TO DO |
Return every line below as is, leaving out the pictures.

INFORMATION SHOWN |

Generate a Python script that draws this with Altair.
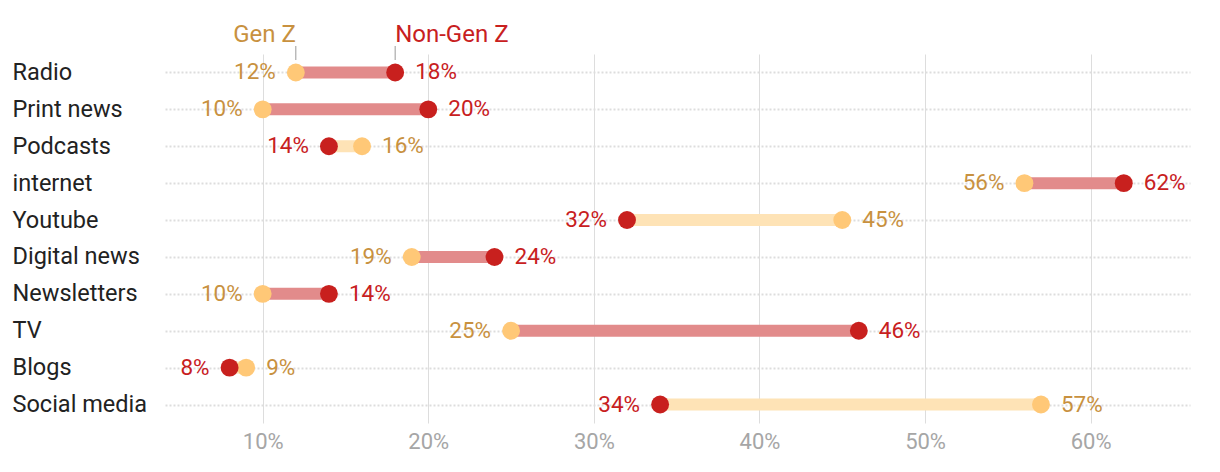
import altair as alt
import pandas as pd

categories = ["Radio", "Print news", "Podcasts", "internet", "Youtube",
              "Digital news", "Newsletters", "TV", "Blogs", "Social media"]
gen_z = [12, 10, 16, 56, 45, 19, 10, 25, 9, 57]
non_gen_z = [18, 20, 14, 62, 32, 24, 14, 46, 8, 34]
x_ticks = [10, 20, 30, 40, 50, 60]

GENZ_DOT = "#ffc877"
GENZ_TXT = "#c8913f"
NON_DOT = "#c8201e"
NON_TXT = "#c8201e"
RED_BAR = "#e28b8b"
YEL_BAR = "#fee3b6"

wide = pd.DataFrame({"category": categories, "genz": gen_z, "nongen": non_gen_z})

rows = []
for c, g, n in zip(categories, gen_z, non_gen_z):
    rows.append({"category": c, "series": "Gen Z", "value": g, "side": "left" if g < n else "right"})
    rows.append({"category": c, "series": "Non-Gen Z", "value": n, "side": "left" if n < g else "right"})
long = pd.DataFrame(rows)

header = pd.DataFrame({"series": ["Gen Z", "Non-Gen Z"], "value": [gen_z[0], non_gen_z[0]]})

xscale = alt.Scale(domain=[4.1, 66], nice=False, zero=False)
yenc = alt.Y("category:N", sort=categories, scale=alt.Scale(type="point", padding=0.5),
             axis=alt.Axis(title=None, domain=False, ticks=False, tickSize=0, labelAlign="left",
                           labelPadding=153, labelFontSize=23.5, labelColor="#222222",
                           labelFont="Roboto", grid=True, gridDash=[2, 2], gridColor="#dddddd",
                           gridWidth=2))
xenc = alt.X("genz:Q", scale=xscale,
             axis=alt.Axis(title=None, values=x_ticks, labelExpr="datum.value + '%'",
                           domain=False, ticks=False, tickSize=0, labelPadding=8,
                           labelFontSize=22, labelColor="#a6a6a6", labelFont="Roboto",
                           grid=True, gridColor="#dddddd", gridWidth=1))

dot_color = alt.condition("datum.series == 'Gen Z'", alt.value(GENZ_DOT), alt.value(NON_DOT))
txt_color = alt.condition("datum.series == 'Gen Z'", alt.value(GENZ_TXT), alt.value(NON_TXT))

bars = alt.Chart(wide).mark_rule(strokeWidth=12, strokeCap="butt").encode(
    x=xenc,
    x2="nongen:Q",
    y=yenc,
    color=alt.condition("datum.genz < datum.nongen", alt.value(RED_BAR), alt.value(YEL_BAR)),
)

dots = alt.Chart(long).mark_circle(size=320, opacity=1).encode(
    x=alt.X("value:Q", scale=xscale),
    y=alt.Y("category:N", sort=categories),
    color=dot_color,
)

base_txt = alt.Chart(long).transform_calculate(label="datum.value + '%'")
left_lbl = base_txt.transform_filter("datum.side == 'left'").mark_text(
    align="right", baseline="middle", dx=-20, fontSize=22.5, font="Roboto").encode(
    x=alt.X("value:Q", scale=xscale),
    y=alt.Y("category:N", sort=categories),
    text="label:N",
    color=txt_color,
)
right_lbl = base_txt.transform_filter("datum.side == 'right'").mark_text(
    align="left", baseline="middle", dx=20, fontSize=22.5, font="Roboto").encode(
    x=alt.X("value:Q", scale=xscale),
    y=alt.Y("category:N", sort=categories),
    text="label:N",
    color=txt_color,
)

head_ticks = alt.Chart(header).mark_rule(color="#999999", strokeWidth=1).encode(
    x=alt.X("value:Q", scale=xscale),
    y=alt.value(-8),
    y2=alt.value(6),
)
head_genz = alt.Chart(header).transform_filter("datum.series == 'Gen Z'").mark_text(
    align="right", baseline="alphabetic", fontSize=24, font="Roboto", color=GENZ_TXT).encode(
    x=alt.X("value:Q", scale=xscale),
    y=alt.value(-12),
    text="series:N",
)
head_non = alt.Chart(header).transform_filter("datum.series == 'Non-Gen Z'").mark_text(
    align="left", baseline="alphabetic", fontSize=24, font="Roboto", color=NON_TXT).encode(
    x=alt.X("value:Q", scale=xscale),
    y=alt.value(-12),
    text="series:N",
)

chart = alt.layer(bars, dots, left_lbl, right_lbl, head_ticks, head_genz, head_non).properties(
    width=1025,
    height=369,
    autosize=alt.AutoSizeParams(type="none"),
    padding={"left": 157, "top": 46, "right": 22, "bottom": 41},
).configure(font="Roboto").configure_view(stroke=None)

chart.save("out.html", embed_options={"renderer": "svg", "actions": False})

RESULT BELOW |
Generate a Python script that draws this with Altair.
import altair as alt
import pandas as pd

categories = ["Radio", "Print news", "Podcasts", "internet", "Youtube",
              "Digital news", "Newsletters", "TV", "Blogs", "Social media"]
gen_z = [12, 10, 16, 56, 45, 19, 10, 25, 9, 57]
non_gen_z = [18, 20, 14, 62, 32, 24, 14, 46, 8, 34]
x_ticks = [10, 20, 30, 40, 50, 60]

GENZ_DOT = "#ffc877"
GENZ_TXT = "#c8913f"
NON_DOT = "#c8201e"
NON_TXT = "#c8201e"
RED_BAR = "#e28b8b"
YEL_BAR = "#fee3b6"

wide = pd.DataFrame({"category": categories, "genz": gen_z, "nongen": non_gen_z})

rows = []
for c, g, n in zip(categories, gen_z, non_gen_z):
    rows.append({"category": c, "series": "Gen Z", "value": g, "side": "left" if g < n else "right"})
    rows.append({"category": c, "series": "Non-Gen Z", "value": n, "side": "left" if n < g else "right"})
long = pd.DataFrame(rows)

header = pd.DataFrame({"series": ["Gen Z", "Non-Gen Z"], "value": [gen_z[0], non_gen_z[0]]})

xscale = alt.Scale(domain=[4.1, 66], nice=False, zero=False)
yenc = alt.Y("category:N", sort=categories, scale=alt.Scale(type="point", padding=0.5),
             axis=alt.Axis(title=None, domain=False, ticks=False, tickSize=0, labelAlign="left",
                           labelPadding=153, labelFontSize=23.5, labelColor="#222222",
                           labelFont="Roboto", grid=True, gridDash=[2, 2], gridColor="#dddddd",
                           gridWidth=2))
xenc = alt.X("genz:Q", scale=xscale,
             axis=alt.Axis(title=None, values=x_ticks, labelExpr="datum.value + '%'",
                           domain=False, ticks=False, tickSize=0, labelPadding=8,
                           labelFontSize=22, labelColor="#a6a6a6", labelFont="Roboto",
                           grid=True, gridColor="#dddddd", gridWidth=1))

dot_color = alt.condition("datum.series == 'Gen Z'", alt.value(GENZ_DOT), alt.value(NON_DOT))
txt_color = alt.condition("datum.series == 'Gen Z'", alt.value(GENZ_TXT), alt.value(NON_TXT))

bars = alt.Chart(wide).mark_rule(strokeWidth=12, strokeCap="butt").encode(
    x=xenc,
    x2="nongen:Q",
    y=yenc,
    color=alt.condition("datum.genz < datum.nongen", alt.value(RED_BAR), alt.value(YEL_BAR)),
)

dots = alt.Chart(long).mark_circle(size=320, opacity=1).encode(
    x=alt.X("value:Q", scale=xscale),
    y=alt.Y("category:N", sort=categories),
    color=dot_color,
)

base_txt = alt.Chart(long).transform_calculate(label="datum.value + '%'")
left_lbl = base_txt.transform_filter("datum.side == 'left'").mark_text(
    align="right", baseline="middle", dx=-20, fontSize=22.5, font="Roboto").encode(
    x=alt.X("value:Q", scale=xscale),
    y=alt.Y("category:N", sort=categories),
    text="label:N",
    color=txt_color,
)
right_lbl = base_txt.transform_filter("datum.side == 'right'").mark_text(
    align="left", baseline="middle", dx=20, fontSize=22.5, font="Roboto").encode(
    x=alt.X("value:Q", scale=xscale),
    y=alt.Y("category:N", sort=categories),
    text="label:N",
    color=txt_color,
)

head_ticks = alt.Chart(header).mark_rule(color="#999999", strokeWidth=1).encode(
    x=alt.X("value:Q", scale=xscale),
    y=alt.value(-8),
    y2=alt.value(6),
)
head_genz = alt.Chart(header).transform_filter("datum.series == 'Gen Z'").mark_text(
    align="right", baseline="alphabetic", fontSize=24, font="Roboto", color=GENZ_TXT).encode(
    x=alt.X("value:Q", scale=xscale),
    y=alt.value(-12),
    text="series:N",
)
head_non = alt.Chart(header).transform_filter("datum.series == 'Non-Gen Z'").mark_text(
    align="left", baseline="alphabetic", fontSize=24, font="Roboto", color=NON_TXT).encode(
    x=alt.X("value:Q", scale=xscale),
    y=alt.value(-12),
    text="series:N",
)

chart = alt.layer(bars, dots, left_lbl, right_lbl, head_ticks, head_genz, head_non).properties(
    width=1025,
    height=369,
    autosize=alt.AutoSizeParams(type="none"),
    padding={"left": 157, "top": 46, "right": 22, "bottom": 41},
).configure(font="Roboto").configure_view(stroke=None)

chart.save("out.html", embed_options={"renderer": "svg", "actions": False})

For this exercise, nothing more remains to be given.